PROBLEM TO SOLVE →
Write each line of the material exactly as given, from the top through the line that contains "const minimaLevel = 1.631;", and omit all pictures.

SOURCE EXCERPT →
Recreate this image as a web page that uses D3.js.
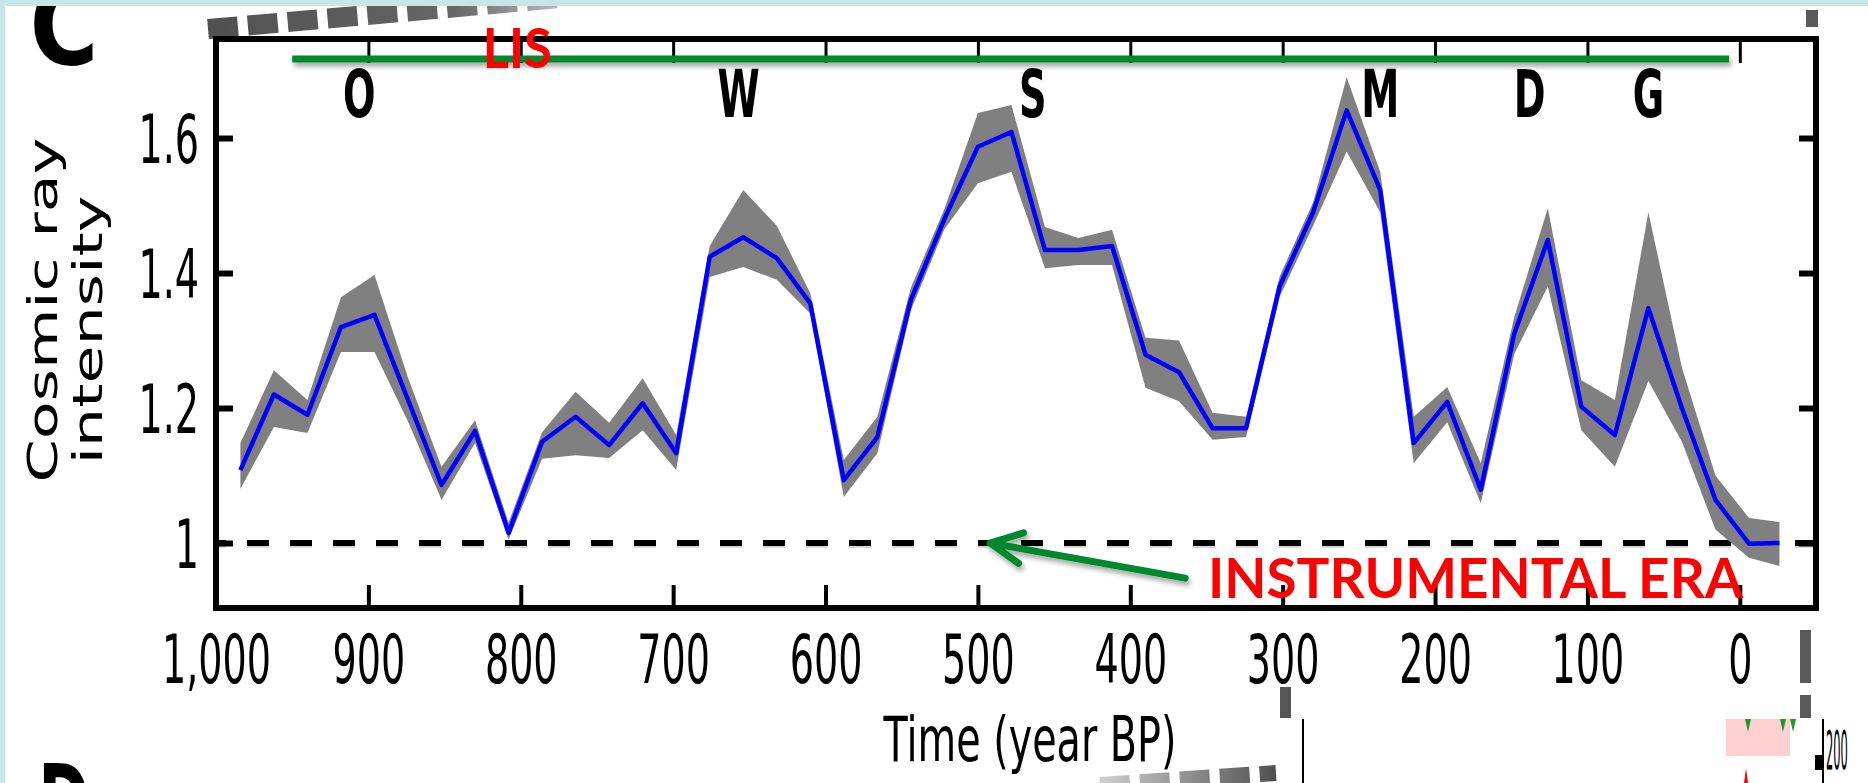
<!DOCTYPE html>
<html>
<head>
<meta charset="utf-8">
<script src="https://cdn.jsdelivr.net/npm/d3@7"></script>
<style>
  html, body { margin: 0; padding: 0; background: #fff; }
  svg { display: block; }
</style>
</head>
<body>
<div id="app"></div>
<script>
// ---- data ----
const years = [984, 962, 940, 918, 896, 874, 852, 830, 808, 786, 764, 742, 720, 698,
  676, 654, 632, 610, 588, 566, 544, 522, 500, 478, 456, 434, 412, 390, 368, 346,
  324, 302, 280, 258, 236, 214, 192, 170, 148, 126, 104, 82, 60, 38, 16, -6, -26];
const intensity = [1.108, 1.220, 1.190, 1.320, 1.338, 1.212, 1.086, 1.166, 1.015, 1.150,
  1.187, 1.145, 1.207, 1.133, 1.424, 1.453, 1.422, 1.355, 1.093, 1.157, 1.360, 1.480,
  1.587, 1.609, 1.434, 1.434, 1.440, 1.279, 1.253, 1.170, 1.170, 1.380, 1.490, 1.641,
  1.523, 1.148, 1.209, 1.079, 1.310, 1.449, 1.202, 1.160, 1.348, 1.200, 1.064, 0.999, 1.000];
const lower = [1.080, 1.172, 1.163, 1.283, 1.283, 1.180, 1.064, 1.148, 1.005, 1.125,
  1.130, 1.126, 1.167, 1.108, 1.394, 1.409, 1.390, 1.340, 1.068, 1.133, 1.345, 1.465,
  1.533, 1.550, 1.407, 1.412, 1.412, 1.230, 1.210, 1.153, 1.157, 1.365, 1.470, 1.580,
  1.490, 1.118, 1.179, 1.059, 1.280, 1.380, 1.167, 1.113, 1.240, 1.150, 1.020, 0.978, 0.966];
const upper = [1.148, 1.256, 1.212, 1.364, 1.397, 1.245, 1.113, 1.182, 1.030, 1.164,
  1.224, 1.178, 1.244, 1.160, 1.440, 1.523, 1.470, 1.370, 1.123, 1.187, 1.378, 1.495,
  1.637, 1.649, 1.468, 1.452, 1.464, 1.304, 1.300, 1.193, 1.187, 1.395, 1.505, 1.690,
  1.550, 1.187, 1.231, 1.118, 1.335, 1.496, 1.241, 1.212, 1.490, 1.260, 1.100, 1.037, 1.031];

const xTicks = [1000, 900, 800, 700, 600, 500, 400, 300, 200, 100, 0];
const yTicks = [1, 1.2, 1.4, 1.6];

// grand solar minima letters (Oort, Wolf, Sporer, Maunder, Dalton, Gleissberg)
const minimaNames = ["O", "W", "S", "M", "D", "G"];
const minimaYears = [906, 657, 464, 236, 138, 60];
const minimaLevel = 1.631;

const lisYears = [950, 7];
const lisLevel = 1.717;
const lisTextAt = [825, 1.704];
const instrumentalTextAt = [349, 0.919];
const arrowTail = [364, 0.948];
const arrowTip = [492, 1.0];
const referenceLevel = 1;

const d3 = window.d3;

const screen = { width: 1868, height: 783 };
const plot = { left: 216, right: 1816, top: 39, bottom: 608 };
const squeeze = 0.56;
const green = "#05882e";

const x = d3.scaleLinear().domain([1000, -50]).range([plot.left, plot.right]);
const y = d3.scaleLinear().domain([0.9037, 1.7467]).range([plot.bottom, plot.top]);

const svg = d3.select("#app").append("svg")
  .attr("width", screen.width)
  .attr("height", screen.height)
  .attr("font-family", "DejaVu Sans, sans-serif");

const defs = svg.append("defs");
defs.append("filter")
  .attr("id", "shadow")
  .attr("filterUnits", "userSpaceOnUse")
  .attr("x", 0).attr("y", 0).attr("width", screen.width).attr("height", screen.height)
  .append("feDropShadow")
  .attr("dx", 2).attr("dy", 4).attr("stdDeviation", 2.5)
  .attr("flood-color", "#000").attr("flood-opacity", 0.35);

const fadeTop = defs.append("linearGradient").attr("id", "fadeTop")
  .attr("gradientUnits", "userSpaceOnUse")
  .attr("x1", 210).attr("y1", 0).attr("x2", 560).attr("y2", 0);
fadeTop.append("stop").attr("offset", 0).attr("stop-color", "#505050");
fadeTop.append("stop").attr("offset", 0.7).attr("stop-color", "#666");
fadeTop.append("stop").attr("offset", 1).attr("stop-color", "#bbb");

const fadeBottom = defs.append("linearGradient").attr("id", "fadeBottom")
  .attr("gradientUnits", "userSpaceOnUse")
  .attr("x1", 1100).attr("y1", 0).attr("x2", 1275).attr("y2", 0);
fadeBottom.append("stop").attr("offset", 0).attr("stop-color", "#d0d0d0");
fadeBottom.append("stop").attr("offset", 1).attr("stop-color", "#505050");

// ---- bits of the neighbouring panels ----
svg.append("line")
  .attr("x1", 208).attr("y1", 29).attr("x2", 560).attr("y2", -2)
  .attr("stroke", "url(#fadeTop)").attr("stroke-width", 20)
  .attr("stroke-dasharray", "30 10");

svg.append("text")
  .attr("transform", "translate(64,64) scale(0.84,1)")
  .attr("text-anchor", "middle")
  .attr("font-size", 112)
  .attr("font-weight", "bold")
  .text("C");

svg.append("text")
  .attr("transform", "translate(64,836) scale(0.62,1)")
  .attr("text-anchor", "middle")
  .attr("font-size", 100)
  .attr("font-weight", "bold")
  .text("D");

svg.append("rect").attr("x", 1806).attr("y", 10).attr("width", 12).attr("height", 17).attr("fill", "#5a5a5a");

const below = svg.append("g");
below.append("line")
  .attr("x1", 1100).attr("y1", 785).attr("x2", 1276).attr("y2", 773)
  .attr("stroke", "url(#fadeBottom)").attr("stroke-width", 16)
  .attr("stroke-dasharray", "30 10");
below.append("rect").attr("x", 1280).attr("y", 687).attr("width", 11).attr("height", 31).attr("fill", "#555");
below.append("line").attr("x1", 1303).attr("y1", 719).attr("x2", 1303).attr("y2", 783)
  .attr("stroke", "#000").attr("stroke-width", 2);
below.append("rect").attr("x", 1800).attr("y", 630).attr("width", 11).attr("height", 53).attr("fill", "#5a5a5a");
below.append("rect").attr("x", 1800).attr("y", 695).attr("width", 11).attr("height", 23).attr("fill", "#5a5a5a");
below.append("rect").attr("x", 1726).attr("y", 719).attr("width", 64).attr("height", 37).attr("fill", "#ffd0d0");
[1748, 1783, 1793].forEach((cx) => {
  below.append("path")
    .attr("d", `M${cx - 3},719 L${cx + 3},719 L${cx},732 Z`)
    .attr("fill", "#1f9a2a");
});
below.append("path").attr("d", "M1744,783 L1748,783 L1746,768 Z").attr("fill", "#ff0000");
below.append("line").attr("x1", 1823).attr("y1", 719).attr("x2", 1823).attr("y2", 783)
  .attr("stroke", "#000").attr("stroke-width", 2);
below.append("rect").attr("x", 1815).attr("y", 755).attr("width", 8).attr("height", 15).attr("fill", "#000");
below.append("text")
  .attr("transform", "translate(1826,769) scale(0.26,1.2)")
  .attr("font-size", 44)
  .text("200");

// ---- chart ----
const chart = svg.append("g");

// reference level (instrumental era)
chart.append("line")
  .attr("x1", plot.left).attr("x2", plot.right)
  .attr("y1", y(referenceLevel) + 3).attr("y2", y(referenceLevel) + 3)
  .attr("stroke", "#d8d8d8").attr("stroke-width", 4)
  .attr("stroke-dasharray", "22 21").attr("stroke-dashoffset", 12);
chart.append("line")
  .attr("x1", plot.left).attr("x2", plot.right)
  .attr("y1", y(referenceLevel)).attr("y2", y(referenceLevel))
  .attr("stroke", "#000").attr("stroke-width", 6)
  .attr("stroke-dasharray", "22 21").attr("stroke-dashoffset", 12);

const band = d3.area()
  .x((d, i) => x(years[i]))
  .y0((d, i) => y(lower[i]))
  .y1((d, i) => y(upper[i]));

chart.append("path")
  .datum(intensity)
  .attr("d", band)
  .attr("fill", "#808080");

const line = d3.line()
  .x((d, i) => x(years[i]))
  .y((d) => y(d));

chart.append("path")
  .datum(intensity)
  .attr("d", line)
  .attr("fill", "none")
  .attr("stroke", "#0000ff")
  .attr("stroke-width", 4.5)
  .attr("stroke-linejoin", "round");

// axes: ticks point inwards on every side
const xAxis = svg.append("g")
  .attr("transform", `translate(0,${plot.bottom})`)
  .call(d3.axisBottom(x).tickValues(xTicks).tickFormat(d3.format(",")).tickSize(-23));
xAxis.select(".domain").remove();
xAxis.attr("font-family", "DejaVu Sans, sans-serif").attr("font-size", 68);
xAxis.selectAll(".tick line").attr("stroke-width", 4);
xAxis.selectAll(".tick text")
  .attr("y", 75).attr("dy", null)
  .attr("fill", "#000")
  .attr("transform", `scale(${squeeze},1)`);

const topAxis = svg.append("g")
  .attr("transform", `translate(0,${plot.top})`)
  .call(d3.axisTop(x).tickValues(xTicks).tickFormat("").tickSize(-24));
topAxis.select(".domain").remove();
topAxis.selectAll(".tick line").attr("stroke-width", 3);

const yAxis = svg.append("g")
  .attr("transform", `translate(${plot.left},0)`)
  .call(d3.axisLeft(y).tickValues(yTicks).tickFormat(d3.format("~g")).tickSize(-17));
yAxis.select(".domain").remove();
yAxis.attr("font-family", "DejaVu Sans, sans-serif").attr("font-size", 68);
yAxis.selectAll(".tick line").attr("stroke-width", 6);
yAxis.selectAll(".tick text")
  .attr("x", -17 / squeeze).attr("dy", "0.36em")
  .attr("fill", "#000")
  .attr("transform", `scale(${squeeze},1)`);

const rightAxis = svg.append("g")
  .attr("transform", `translate(${plot.right},0)`)
  .call(d3.axisRight(y).tickValues(yTicks).tickFormat("").tickSize(-17));
rightAxis.select(".domain").remove();
rightAxis.selectAll(".tick line").attr("stroke-width", 6);

svg.append("rect")
  .attr("x", plot.left).attr("y", plot.top)
  .attr("width", plot.right - plot.left).attr("height", plot.bottom - plot.top)
  .attr("fill", "none").attr("stroke", "#000").attr("stroke-width", 6);

// axis titles
svg.append("text")
  .attr("transform", "translate(1030,761) scale(0.64,1)")
  .attr("text-anchor", "middle")
  .attr("font-size", 62)
  .text("Time (year BP)");

svg.append("text")
  .attr("transform", "translate(57,310) rotate(-90) scale(1,0.66)")
  .attr("text-anchor", "middle")
  .attr("font-size", 62)
  .text("Cosmic ray");
svg.append("text")
  .attr("transform", "translate(102,330) rotate(-90) scale(1,0.66)")
  .attr("text-anchor", "middle")
  .attr("font-size", 62)
  .text("intensity");

// LIS bar and label
svg.append("line")
  .attr("x1", x(lisYears[0])).attr("x2", x(lisYears[1]))
  .attr("y1", y(lisLevel)).attr("y2", y(lisLevel))
  .attr("stroke", green).attr("stroke-width", 7)
  .attr("filter", "url(#shadow)");

svg.append("text")
  .attr("x", x(lisTextAt[0])).attr("y", y(lisTextAt[1]))
  .attr("font-family", "Lato, 'Open Sans', sans-serif")
  .attr("font-weight", "bold")
  .attr("font-size", 56)
  .attr("fill", "#ff0000")
  .attr("textLength", 69)
  .attr("lengthAdjust", "spacingAndGlyphs")
  .text("LIS");

// minima letters
svg.append("g")
  .selectAll("text")
  .data(minimaNames)
  .join("text")
  .attr("transform", (d, i) => `translate(${x(minimaYears[i])},${y(minimaLevel)}) scale(0.58,1)`)
  .attr("text-anchor", "middle")
  .attr("font-weight", "bold")
  .attr("font-size", 66)
  .text((d) => d);

// instrumental era arrow + label
const tip = [x(arrowTip[0]), y(arrowTip[1])];
const tail = [x(arrowTail[0]), y(arrowTail[1])];
const shaftAngle = Math.atan2(tail[1] - tip[1], tail[0] - tip[0]);
const barb = (a) => [tip[0] + 35 * Math.cos(shaftAngle + a), tip[1] + 35 * Math.sin(shaftAngle + a)];
const b1 = barb(-0.47), b2 = barb(0.44);
svg.append("path")
  .attr("d", `M${tail[0]},${tail[1]} L${tip[0]},${tip[1]} M${b1[0]},${b1[1]} L${tip[0]},${tip[1]} L${b2[0]},${b2[1]}`)
  .attr("fill", "none")
  .attr("stroke", green)
  .attr("stroke-width", 7)
  .attr("stroke-linecap", "round")
  .attr("stroke-linejoin", "round")
  .attr("filter", "url(#shadow)");

svg.append("text")
  .attr("x", x(instrumentalTextAt[0])).attr("y", y(instrumentalTextAt[1]))
  .attr("font-family", "Lato, 'Open Sans', sans-serif")
  .attr("font-weight", "bold")
  .attr("font-size", 56)
  .attr("fill", "#ff0000")
  .attr("textLength", 535)
  .attr("lengthAdjust", "spacingAndGlyphs")
  .text("INSTRUMENTAL ERA");

// light page edge
svg.append("rect").attr("x", 0).attr("y", 0).attr("width", screen.width).attr("height", 6).attr("fill", "#c8e6ea");
svg.append("rect").attr("x", 0).attr("y", 0).attr("width", 5).attr("height", screen.height).attr("fill", "#c8e6ea");
</script>
</body>
</html>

RESPONSE →
Recreate this image as a web page that uses D3.js.
<!DOCTYPE html>
<html>
<head>
<meta charset="utf-8">
<script src="https://cdn.jsdelivr.net/npm/d3@7"></script>
<style>
  html, body { margin: 0; padding: 0; background: #fff; }
  svg { display: block; }
</style>
</head>
<body>
<div id="app"></div>
<script>
// ---- data ----
const years = [984, 962, 940, 918, 896, 874, 852, 830, 808, 786, 764, 742, 720, 698,
  676, 654, 632, 610, 588, 566, 544, 522, 500, 478, 456, 434, 412, 390, 368, 346,
  324, 302, 280, 258, 236, 214, 192, 170, 148, 126, 104, 82, 60, 38, 16, -6, -26];
const intensity = [1.108, 1.220, 1.190, 1.320, 1.338, 1.212, 1.086, 1.166, 1.015, 1.150,
  1.187, 1.145, 1.207, 1.133, 1.424, 1.453, 1.422, 1.355, 1.093, 1.157, 1.360, 1.480,
  1.587, 1.609, 1.434, 1.434, 1.440, 1.279, 1.253, 1.170, 1.170, 1.380, 1.490, 1.641,
  1.523, 1.148, 1.209, 1.079, 1.310, 1.449, 1.202, 1.160, 1.348, 1.200, 1.064, 0.999, 1.000];
const lower = [1.080, 1.172, 1.163, 1.283, 1.283, 1.180, 1.064, 1.148, 1.005, 1.125,
  1.130, 1.126, 1.167, 1.108, 1.394, 1.409, 1.390, 1.340, 1.068, 1.133, 1.345, 1.465,
  1.533, 1.550, 1.407, 1.412, 1.412, 1.230, 1.210, 1.153, 1.157, 1.365, 1.470, 1.580,
  1.490, 1.118, 1.179, 1.059, 1.280, 1.380, 1.167, 1.113, 1.240, 1.150, 1.020, 0.978, 0.966];
const upper = [1.148, 1.256, 1.212, 1.364, 1.397, 1.245, 1.113, 1.182, 1.030, 1.164,
  1.224, 1.178, 1.244, 1.160, 1.440, 1.523, 1.470, 1.370, 1.123, 1.187, 1.378, 1.495,
  1.637, 1.649, 1.468, 1.452, 1.464, 1.304, 1.300, 1.193, 1.187, 1.395, 1.505, 1.690,
  1.550, 1.187, 1.231, 1.118, 1.335, 1.496, 1.241, 1.212, 1.490, 1.260, 1.100, 1.037, 1.031];

const xTicks = [1000, 900, 800, 700, 600, 500, 400, 300, 200, 100, 0];
const yTicks = [1, 1.2, 1.4, 1.6];

// grand solar minima letters (Oort, Wolf, Sporer, Maunder, Dalton, Gleissberg)
const minimaNames = ["O", "W", "S", "M", "D", "G"];
const minimaYears = [906, 657, 464, 236, 138, 60];
const minimaLevel = 1.631;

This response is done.